Remotely sensed HSI has proven to be valuable for wide ranging applications including environmental and land use monitoring, military surveillance and reconnaissance. HSI provides image data that contains both spatial and spectral information. These types of information can be used for remote detection and tracking tasks. Specifically, given a set of visual sensors mounted on a platform such as an unmanned aerial vehicle (UAV) or ground station, a video of HSI may be acquired and a set of algorithms may be applied to the spectral video to detect and track objects from frame to frame.
Spectral-based processing algorithms have been developed to classify or group similar pixels; that is, pixels with similar spectral characteristics or signatures. Processing in this manner alone is not amenable to target tracking and detection applications where the number and size of targets in a scene is typically too small to support the estimation of statistical properties necessary to classify the type of target. However, spatial processing of typical HSI is compromised by the low spatial resolution of typical systems that collect HSI. As a result, remote sensing systems that collect and process HSI are typically developed as a trade-off between spectral and spatial resolution to maximize detection of both resolved and unresolved targets where a resolved target is an object imaged by more than one pixel. In this way, spectral techniques can detect unresolved targets by their signature and spatial techniques can detect resolved targets by their shape.
A number of hyperspectral search algorithms have been developed and used in the processing of HSI for the purpose of target detection. These hyperspectral search algorithms are typically designed to exploit statistical characteristics of candidate targets in the imagery and are typically built upon well-known statistical concepts. For example, Mahalanobis distance is a statistical measure of similarity that has been applied to hyperspectral pixel signatures. Mahalanobis distance measures a signature's similarity by testing the signature against an average and standard deviation of a known class of signatures.

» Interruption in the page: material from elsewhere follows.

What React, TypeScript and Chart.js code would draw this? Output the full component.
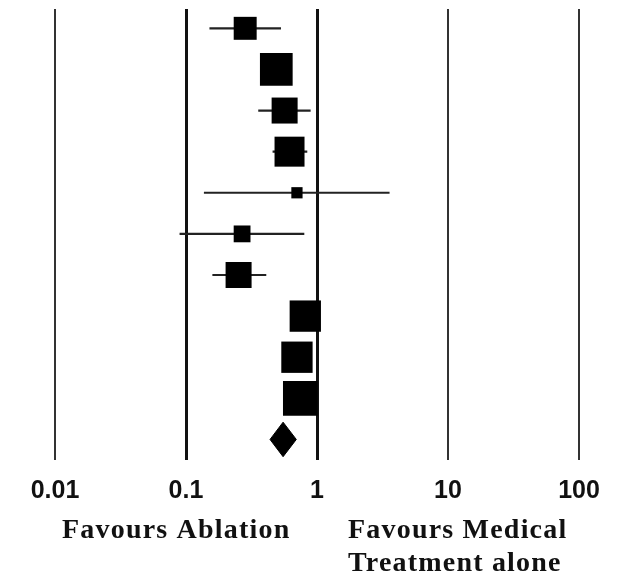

Other known techniques include Spectral Angle Mapping (SAM), Spectral Information Divergence (SID), Zero Mean Differential Area (ZMDA) and Bhattacharyya Distance. SAM is a method for comparing a candidate target's signature to a known signature by treating each spectra as vectors and calculating the angle between the vectors. Because SAM uses only the vector direction and not the vector length, the method is insensitive to variation in illumination. SID is a method for comparing a candidate target's signature to a known signature by measuring the probabilistic discrepancy or divergence between the spectra. ZMDA normalizes the candidate target's and known signatures by their variance and computes their difference, which corresponds to the area between the two vectors. Bhattacharyya Distance is similar to Mahalanobois Distance but is used to measure the distance between a set of candidate target signatures against a known class of signatures.